「介護編」試行版を公開
近年、金融庁は地域金融機関に対し、各地の企業の事業をサポートするコンサル的な役割を強化するよう働きかけを強めています。
その一環として、地銀などの若手職員や経験年数の浅い職員が、事業者支援の着手の入口となる初期段階でうまく対応するための手引きとして作成しているのが、この「業種別支援の着眼点」です。2023年の初公表時は建設業、飲食業、小売業、卸売業、運送業の5業種のみでしたが、翌年に製造業、サービス業、医療業を追加。現在までにこの8業種分が確定しています。
そしてこのたび、事業委託先の帝国データバンクが、介護業と宿泊業2業種分の追加文案(「試行版」)を公表しました。介護業の試行版では、中小介護業の事業者を支援する際の「目利き」のポイントとして、「基本編」「決算資料編」「訪問時編」の3段階に分けて解説しています。
このうち「基本編」では、社会保障の一部であるため介護保険によって公定価格が決まっていること、収入に上限があるため効率性・生産性が事業収益を左右すること、人員体制・サービス・設備の充実が収益とトレードオフの関係にあることなど、文字通り業界の基本的な特性が分かりやくまとめられています。
「決算資料編」では、サポート先の事業者の財務関連資料をみる際、介護収入に占める人件費の割合に着目するよう指南。相場はおおむね60~70%ですが、大事なのは単にこの水準から乖離しているかどうかではなく、唐突に大きな変化があるかだと説明します。
というのも、人件費率に大きな変化がある場合には、「引き抜き等による社員の退職」「従業員の確保が困難」「社内風紀の乱れによる退職」といったまずい事象が起きている可能性があるからです。
介護事業者の訪問時に押さえたいポイントは…
そのうえで「訪問時編」では、事業者内の風通しのよしあしを現場で確認するよう、繰り返し強調しています。
職場コミュニケーションが大事、なんて一見どの業種にもあてはまる当然のことのようにも思えます。が、こと介護分野では、風通しのよさが「パート職員の業務量やスケジュール調整がうまくいきやすく、正社員の負担も軽減される」といった良好な経営環境に直結すると説明。「仲間意識が強く新人がなじみづらい」など小さな不満が退職原因のきっかけになるとして、注意を呼び掛けています。

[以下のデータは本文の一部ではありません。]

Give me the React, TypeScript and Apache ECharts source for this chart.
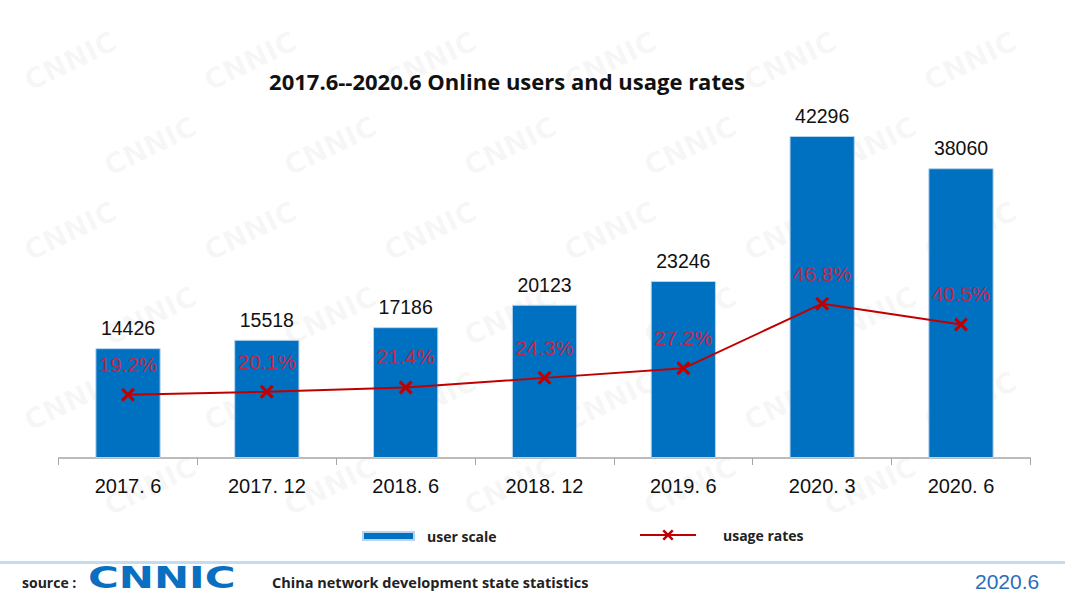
import React, { useEffect, useRef } from "react";
import * as echarts from "echarts";

const categories = ["2017. 6", "2017. 12", "2018. 6", "2018. 12", "2019. 6", "2020. 3", "2020. 6"];
const userScale = [14426, 15518, 17186, 20123, 23246, 42296, 38060];
const usageRates = [19.2, 20.1, 21.4, 24.3, 27.2, 46.8, 40.5];

const X_SYMBOL =
  "path://M0,1.6L1.6,0L5,3.4L8.4,0L10,1.6L6.6,5L10,8.4L8.4,10L5,6.6L1.6,10L0,8.4L3.4,5Z";

function watermarks() {
  const items: any[] = [];
  for (let r = 0; r < 6; r++) {
    for (let c = 0; c < 6; c++) {
      const x = 20 + c * 180 + (r % 2) * 80;
      if (x > 920) continue;
      items.push({
        type: "text",
        x,
        y: 70 + r * 85,
        rotation: 0.45,
        silent: true,
        z: -10,
        style: {
          text: "CNNIC",
          fontSize: 28,
          fontWeight: "bold",
          fontFamily: "DejaVu Sans",
          fill: "rgba(120,120,120,0.06)",
        },
      });
    }
  }
  return items;
}

export default function App() {
  const ref = useRef<HTMLDivElement>(null);
  useEffect(() => {
    const chart = echarts.init(ref.current!, null, { renderer: "svg" });
    chart.setOption({
      animation: false,
      backgroundColor: "#ffffff",
      title: {
        text: "2017.6--2020.6 Online users and usage rates",
        left: 502,
        textAlign: "center",
        top: 65,
        textStyle: { fontFamily: "Open Sans", fontWeight: "bold", fontSize: 22, color: "#111" },
      },
      legend: [
        {
          data: ["user scale"],
          left: 357,
          top: 524,
          itemWidth: 51,
          itemHeight: 8,
          icon: "rect",
          textStyle: { fontFamily: "Open Sans", fontWeight: "bold", fontSize: 14, color: "#222", padding: [0, 0, 0, 8] },
        },
        {
          data: ["usage rates"],
          left: 634,
          top: 523,
          itemWidth: 56,
          itemHeight: 14,
          textStyle: { fontFamily: "Open Sans", fontWeight: "bold", fontSize: 14, color: "#222", padding: [0, 0, 0, 22] },
        },
      ],
      grid: { left: 58.6, right: 34.6, top: 115.4, bottom: 137 },
      xAxis: {
        type: "category",
        data: categories,
        axisLine: { lineStyle: { color: "#a6a6a6", width: 1.5 } },
        axisTick: { show: true, length: 7, lineStyle: { color: "#a6a6a6" } },
        axisLabel: { fontSize: 20, color: "#111", margin: 18, fontFamily: "Liberation Sans" },
      },
      yAxis: [
        { type: "value", min: 0, max: 45000, show: false, splitLine: { show: false } },
        { type: "value", min: 0, max: 103.9, show: false, splitLine: { show: false } },
      ],
      series: [
        {
          name: "user scale",
          type: "bar",
          data: userScale,
          barWidth: "47%",
          itemStyle: { color: "#0070C0", borderColor: "#b7d3ee", borderWidth: 1 },
          label: {
            show: true,
            position: "top",
            distance: 10,
            fontSize: 19.5,
            color: "#111",
            fontFamily: "Liberation Sans",
          },
        },
        {
          name: "usage rates",
          type: "line",
          yAxisIndex: 1,
          data: usageRates,
          symbol: X_SYMBOL,
          symbolSize: 14,
          lineStyle: { color: "#C00000", width: 2 },
          itemStyle: { color: "#C00000" },
          label: {
            show: true,
            position: "top",
            distance: 13,
            fontSize: 20.5,
            color: "#C0284A",
            fontFamily: "Liberation Sans",
            formatter: (p: any) => p.value.toFixed(1) + "%",
          },
        },
      ],
      graphic: [
        ...watermarks(),
        {
          type: "rect",
          shape: { x: 0, y: 561, width: 1065, height: 3 },
          style: { fill: "#c5dcf0" },
          silent: true,
        },
        {
          type: "text",
          x: 22,
          y: 582,
          style: { text: "source :", fontFamily: "Open Sans", fontWeight: "bold", fontSize: 14, fill: "#222", verticalAlign: "middle" },
        },
        {
          type: "text",
          x: 88,
          y: 578,
          scaleX: 1.4,
          style: {
            text: "CNNIC",
            fontFamily: "DejaVu Sans",
            fontWeight: "bold",
            fontSize: 30,
            fill: "#0a6fc0",
            verticalAlign: "middle",
          },
        },
        {
          type: "text",
          x: 272,
          y: 582,
          style: {
            text: "China network development state statistics",
            fontFamily: "Open Sans",
            fontWeight: "bold",
            fontSize: 14.5,
            fill: "#222",
            verticalAlign: "middle",
          },
        },
        {
          type: "text",
          x: 975,
          y: 581,
          style: { text: "2020.6", fontFamily: "Liberation Sans", fontSize: 21, fill: "#2a6ebb", verticalAlign: "middle" },
        },
      ],
    });
    return () => chart.dispose();
  }, []);
  return <div ref={ref} style={{ position: "fixed", left: 0, top: 0, width: 1065, height: 595 }} />;
}
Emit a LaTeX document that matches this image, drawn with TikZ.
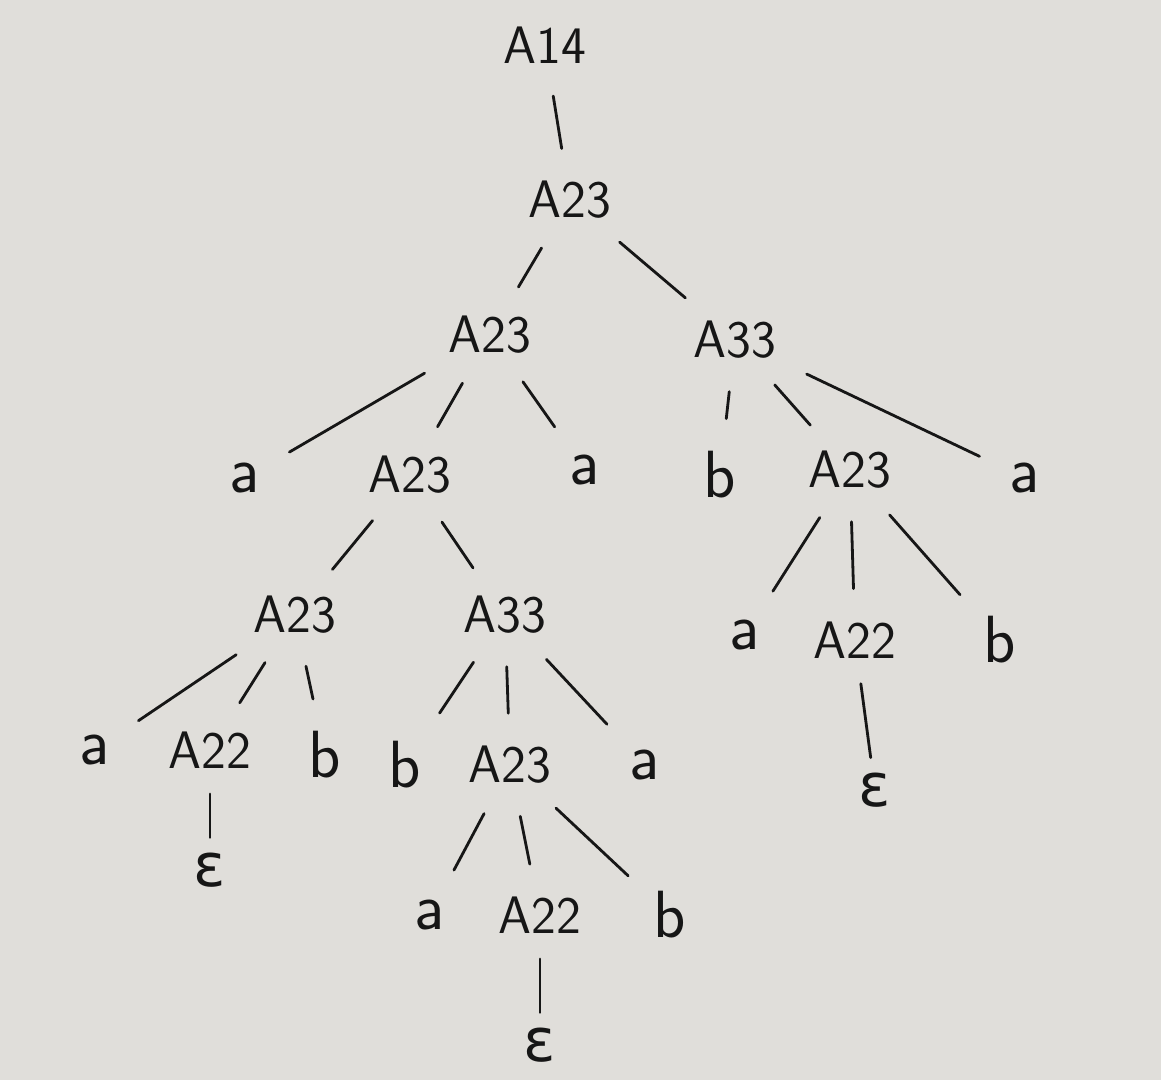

また、事業者の訪問時には利用者ごとの要介護度の確認をするよう促しています。要介護度は「単価」につながるからです。さらに、介護分野で「よくある経営者タイプ」として「業務の拡大を続ける経営者」型、「人が集まる経営者」型、「ボランティア精神が強い経営者」型――の3タイプを例示。業務拡大型では「新規設備等の借入金で資金繰りを回している可能性もある」、ボランティア精神型は「利用者確保に向けた営業活動が弱くなることもある」など、それぞれの特性を記載しています。
このように文案を読み進めていくと、尊敬すべき重大な社会的役割を担う介護の世界で、制度的、財政的な制約下、業界のエコシステムを維持・成立させるため、現状で誰にしわよせが集中しているのか、本来は誰が負担を引き受けるべきなのか――明確な唯一の答えはないにせよ、あらためていろいろと考えさせられるところがあります。また、仮に経営状況の「良好」な事業者を見つけたとして、その事業者を自身や親族の身の預け先として選びたいかという問いは、また別の悩ましい議論を引き起こしそうです。実名つきで事例が紹介されているわけではないにせよ、今回の文案は抽象化された生々しさのような、不思議な手触感のある資料といえるでしょう。
いわゆる霞が関文学のなかでも、委託事業の調査資料は情報発信の責任がある程度分散されることもあり、結果的に読み応えのある仕上がりとなることが多いようです。今後も注目に値する資料について、随時ご紹介していきます。